What you have to do – Leave out the pictures and repeat the data exactly.

Source data –
** Start **

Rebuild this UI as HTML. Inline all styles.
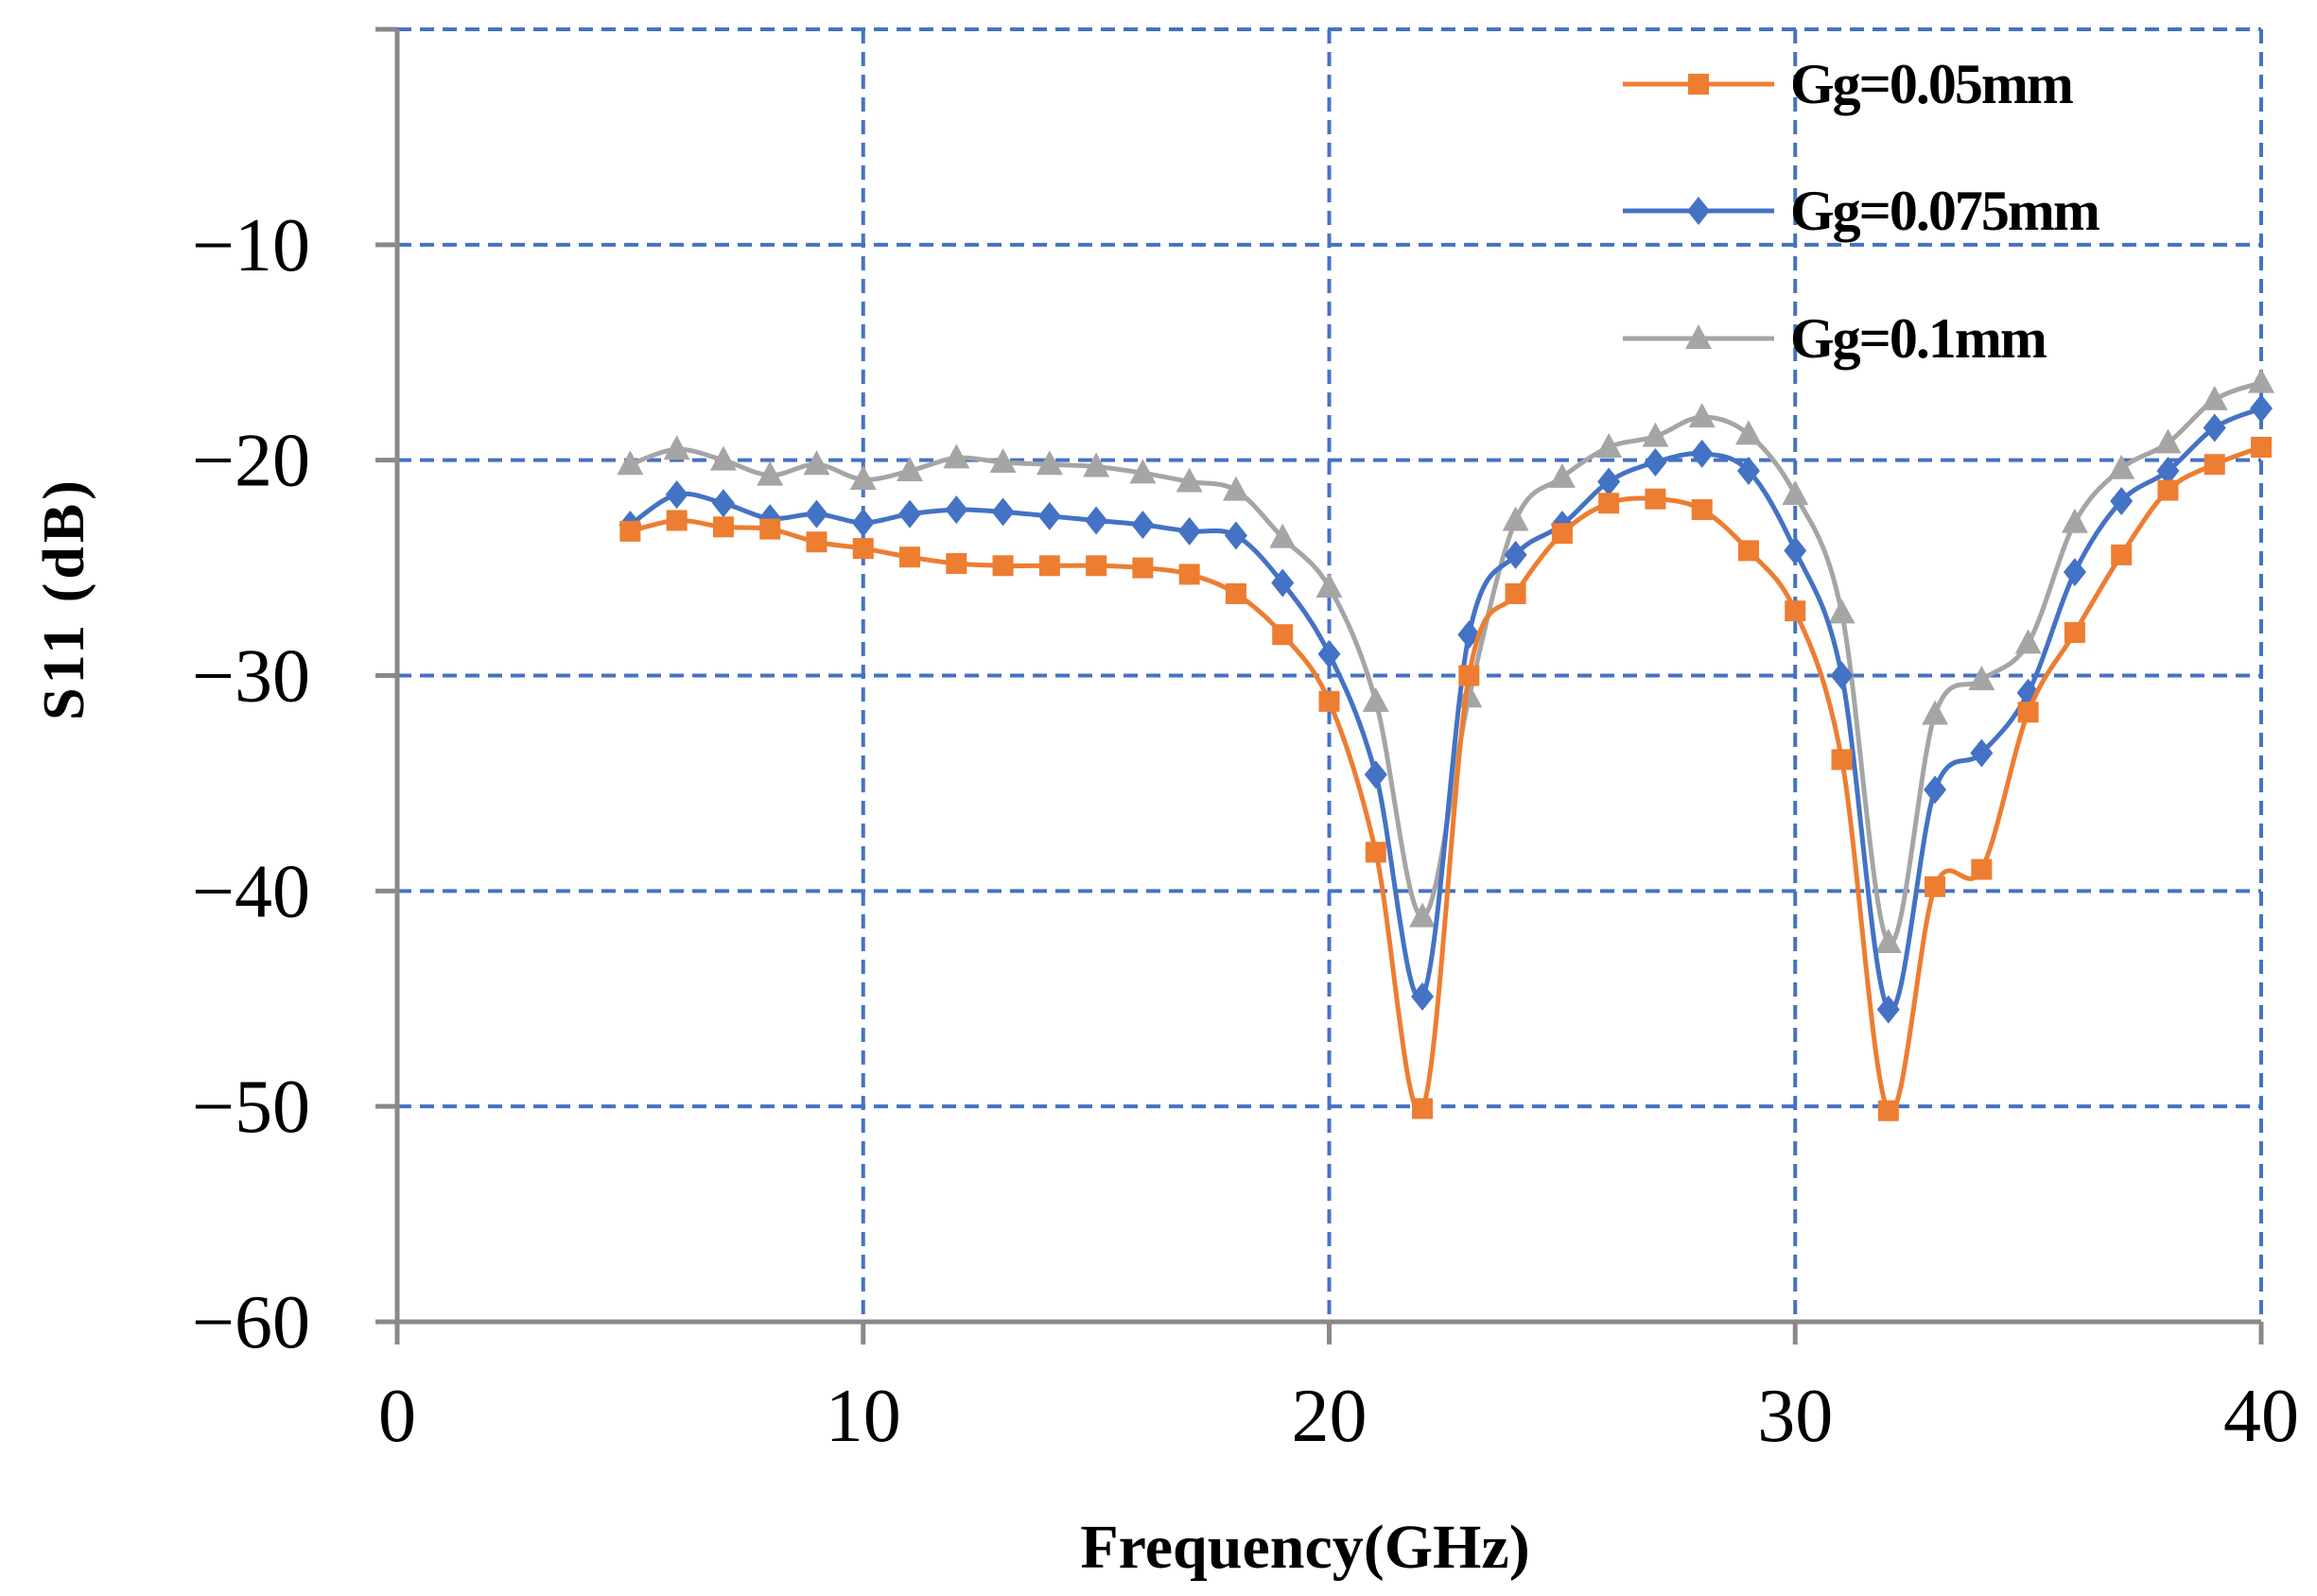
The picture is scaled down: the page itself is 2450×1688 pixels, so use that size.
<!DOCTYPE html>
<html><head><meta charset="utf-8"><style>
html,body{margin:0;padding:0;background:#fff;}
svg{display:block;}
text{font-family:"Liberation Serif",serif;fill:#000;}
</style></head><body>
<svg id="s" width="2450" height="1688" viewBox="0 0 2450 1688" xmlns="http://www.w3.org/2000/svg">
<g id="grid" stroke="#4472C4" stroke-width="4" stroke-dasharray="15,9" fill="none"></g>
<g id="axes" stroke="#898989" stroke-width="5" fill="none"></g>
<g id="series"></g>
<g id="labels" font-size="80"></g>
<text x="1380" y="1658" font-size="66" font-weight="bold" text-anchor="middle">Frequency(GHz)</text>
<text transform="translate(88,633) rotate(-90)" font-size="62" font-weight="bold" text-anchor="middle" letter-spacing="4">S11 (dB)</text>
<g id="legend"></g>
</svg>
<script>
const NS="http://www.w3.org/2000/svg";
const X=f=>420+f*(2391-420)/40, Y=d=>31-d*(1398-31)/60;
function el(p,t,a,txt){const e=document.createElementNS(NS,t);for(const k in a)e.setAttribute(k,a[k]);if(txt!==undefined)e.textContent=txt;p.appendChild(e);return e;}
const g=document.getElementById('grid'),ax=document.getElementById('axes'),lb=document.getElementById('labels');
for(let f=10;f<=40;f+=10)el(g,'line',{x1:X(f),y1:Y(0),x2:X(f),y2:Y(-60)});
for(let d=0;d>=-50;d-=10)el(g,'line',{x1:X(0),y1:Y(d),x2:X(40),y2:Y(d)});
el(ax,'line',{x1:X(0),y1:Y(0),x2:X(0),y2:Y(-60)+24});
el(ax,'line',{x1:397,y1:Y(-60),x2:X(40),y2:Y(-60)});
for(let f=10;f<=40;f+=10)el(ax,'line',{x1:X(f),y1:Y(-60),x2:X(f),y2:Y(-60)+24});
for(let d=0;d>=-50;d-=10)el(ax,'line',{x1:397,y1:Y(d),x2:X(0),y2:Y(d)});
for(let f=0;f<=40;f+=10)el(lb,'text',{x:X(f),y:1524,'text-anchor':'middle'},String(f));
for(let d=-10;d>=-60;d-=10)el(lb,'text',{x:328,y:Y(d)+27,'text-anchor':'end'},'\u2212'+(-d));
const O=[-23.3,-22.8,-23.1,-23.2,-23.8,-24.1,-24.5,-24.8,-24.9,-24.9,-24.9,-25.0,-25.3,-26.2,-28.1,-31.2,-38.2,-50.1,-30.0,-26.2,-23.4,-22.0,-21.8,-22.3,-24.2,-27.0,-33.9,-50.2,-39.8,-39.0,-31.7,-28.0,-24.4,-21.4,-20.2,-19.4];
const B=[-23.0,-21.6,-22.0,-22.7,-22.5,-22.9,-22.5,-22.3,-22.4,-22.6,-22.8,-23.0,-23.3,-23.5,-25.7,-29.0,-34.6,-44.9,-28.1,-24.4,-23.0,-21.0,-20.1,-19.7,-20.5,-24.2,-30.0,-45.5,-35.3,-33.6,-30.8,-25.2,-21.9,-20.5,-18.5,-17.6];
const G=[-20.2,-19.5,-20.0,-20.7,-20.2,-20.9,-20.5,-19.9,-20.1,-20.2,-20.3,-20.6,-21.0,-21.4,-23.6,-25.9,-31.2,-41.2,-31.0,-22.8,-20.8,-19.4,-18.9,-18.0,-18.8,-21.6,-27.1,-42.4,-31.8,-30.2,-28.5,-22.9,-20.4,-19.2,-17.2,-16.4];
function path(P){let d='M'+P[0][0]+','+P[0][1];for(let i=0;i<P.length-1;i++){const p0=P[i-1]||P[i],p1=P[i],p2=P[i+1],p3=P[i+2]||P[i+1];const t=0.5/3;d+=' C'+(p1[0]+(p2[0]-p0[0])*t)+','+(p1[1]+(p2[1]-p0[1])*t)+' '+(p2[0]-(p3[0]-p1[0])*t)+','+(p2[1]-(p3[1]-p1[1])*t)+' '+p2[0]+','+p2[1];}return d;}
function marker(p,type,x,y,c){
 if(type==='sq')el(p,'rect',{x:x-11,y:y-11,width:22,height:22,fill:c});
 else if(type==='di')el(p,'polygon',{points:`${x},${y-15} ${x+12},${y} ${x},${y+15} ${x-12},${y}`,fill:c});
 else el(p,'polygon',{points:`${x},${y-15} ${x+14},${y+11} ${x-14},${y+11}`,fill:c});}
const S=document.getElementById('series');
[[G,'#A5A5A5','tr'],[B,'#4472C4','di'],[O,'#ED7D31','sq']].forEach(([D,c,m])=>{
 const P=D.map((v,i)=>[X(i+5),Y(v)]);
 el(S,'path',{d:path(P),stroke:c,'stroke-width':5,fill:'none'});
 P.forEach(p=>marker(S,m,p[0],p[1],c));});
const L=document.getElementById('legend');
[['Gg=0.05mm','#ED7D31','sq',89],['Gg=0.075mm','#4472C4','di',223],['Gg=0.1mm','#A5A5A5','tr',358]].forEach(([t,c,m,y])=>{
 el(L,'line',{x1:1716,y1:y,x2:1876,y2:y,stroke:c,'stroke-width':5});
 marker(L,m,1796,y,c);
 el(L,'text',{x:1893,y:y+20,'font-size':60,'font-weight':'bold','letter-spacing':'-2'},t);});
</script>
</body></html>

** End **

Completed exercise –
Rebuild this UI as HTML. Inline all styles.
The picture is scaled down: the page itself is 2450×1688 pixels, so use that size.
<!DOCTYPE html>
<html><head><meta charset="utf-8"><style>
html,body{margin:0;padding:0;background:#fff;}
svg{display:block;}
text{font-family:"Liberation Serif",serif;fill:#000;}
</style></head><body>
<svg id="s" width="2450" height="1688" viewBox="0 0 2450 1688" xmlns="http://www.w3.org/2000/svg">
<g id="grid" stroke="#4472C4" stroke-width="4" stroke-dasharray="15,9" fill="none"></g>
<g id="axes" stroke="#898989" stroke-width="5" fill="none"></g>
<g id="series"></g>
<g id="labels" font-size="80"></g>
<text x="1380" y="1658" font-size="66" font-weight="bold" text-anchor="middle">Frequency(GHz)</text>
<text transform="translate(88,633) rotate(-90)" font-size="62" font-weight="bold" text-anchor="middle" letter-spacing="4">S11 (dB)</text>
<g id="legend"></g>
</svg>
<script>
const NS="http://www.w3.org/2000/svg";
const X=f=>420+f*(2391-420)/40, Y=d=>31-d*(1398-31)/60;
function el(p,t,a,txt){const e=document.createElementNS(NS,t);for(const k in a)e.setAttribute(k,a[k]);if(txt!==undefined)e.textContent=txt;p.appendChild(e);return e;}
const g=document.getElementById('grid'),ax=document.getElementById('axes'),lb=document.getElementById('labels');
for(let f=10;f<=40;f+=10)el(g,'line',{x1:X(f),y1:Y(0),x2:X(f),y2:Y(-60)});
for(let d=0;d>=-50;d-=10)el(g,'line',{x1:X(0),y1:Y(d),x2:X(40),y2:Y(d)});
el(ax,'line',{x1:X(0),y1:Y(0),x2:X(0),y2:Y(-60)+24});
el(ax,'line',{x1:397,y1:Y(-60),x2:X(40),y2:Y(-60)});
for(let f=10;f<=40;f+=10)el(ax,'line',{x1:X(f),y1:Y(-60),x2:X(f),y2:Y(-60)+24});
for(let d=0;d>=-50;d-=10)el(ax,'line',{x1:397,y1:Y(d),x2:X(0),y2:Y(d)});
for(let f=0;f<=40;f+=10)el(lb,'text',{x:X(f),y:1524,'text-anchor':'middle'},String(f));
for(let d=-10;d>=-60;d-=10)el(lb,'text',{x:328,y:Y(d)+27,'text-anchor':'end'},'\u2212'+(-d));
const O=[-23.3,-22.8,-23.1,-23.2,-23.8,-24.1,-24.5,-24.8,-24.9,-24.9,-24.9,-25.0,-25.3,-26.2,-28.1,-31.2,-38.2,-50.1,-30.0,-26.2,-23.4,-22.0,-21.8,-22.3,-24.2,-27.0,-33.9,-50.2,-39.8,-39.0,-31.7,-28.0,-24.4,-21.4,-20.2,-19.4];
const B=[-23.0,-21.6,-22.0,-22.7,-22.5,-22.9,-22.5,-22.3,-22.4,-22.6,-22.8,-23.0,-23.3,-23.5,-25.7,-29.0,-34.6,-44.9,-28.1,-24.4,-23.0,-21.0,-20.1,-19.7,-20.5,-24.2,-30.0,-45.5,-35.3,-33.6,-30.8,-25.2,-21.9,-20.5,-18.5,-17.6];
const G=[-20.2,-19.5,-20.0,-20.7,-20.2,-20.9,-20.5,-19.9,-20.1,-20.2,-20.3,-20.6,-21.0,-21.4,-23.6,-25.9,-31.2,-41.2,-31.0,-22.8,-20.8,-19.4,-18.9,-18.0,-18.8,-21.6,-27.1,-42.4,-31.8,-30.2,-28.5,-22.9,-20.4,-19.2,-17.2,-16.4];
function path(P){let d='M'+P[0][0]+','+P[0][1];for(let i=0;i<P.length-1;i++){const p0=P[i-1]||P[i],p1=P[i],p2=P[i+1],p3=P[i+2]||P[i+1];const t=0.5/3;d+=' C'+(p1[0]+(p2[0]-p0[0])*t)+','+(p1[1]+(p2[1]-p0[1])*t)+' '+(p2[0]-(p3[0]-p1[0])*t)+','+(p2[1]-(p3[1]-p1[1])*t)+' '+p2[0]+','+p2[1];}return d;}
function marker(p,type,x,y,c){
 if(type==='sq')el(p,'rect',{x:x-11,y:y-11,width:22,height:22,fill:c});
 else if(type==='di')el(p,'polygon',{points:`${x},${y-15} ${x+12},${y} ${x},${y+15} ${x-12},${y}`,fill:c});
 else el(p,'polygon',{points:`${x},${y-15} ${x+14},${y+11} ${x-14},${y+11}`,fill:c});}
const S=document.getElementById('series');
[[G,'#A5A5A5','tr'],[B,'#4472C4','di'],[O,'#ED7D31','sq']].forEach(([D,c,m])=>{
 const P=D.map((v,i)=>[X(i+5),Y(v)]);
 el(S,'path',{d:path(P),stroke:c,'stroke-width':5,fill:'none'});
 P.forEach(p=>marker(S,m,p[0],p[1],c));});
const L=document.getElementById('legend');
[['Gg=0.05mm','#ED7D31','sq',89],['Gg=0.075mm','#4472C4','di',223],['Gg=0.1mm','#A5A5A5','tr',358]].forEach(([t,c,m,y])=>{
 el(L,'line',{x1:1716,y1:y,x2:1876,y2:y,stroke:c,'stroke-width':5});
 marker(L,m,1796,y,c);
 el(L,'text',{x:1893,y:y+20,'font-size':60,'font-weight':'bold','letter-spacing':'-2'},t);});
</script>
</body></html>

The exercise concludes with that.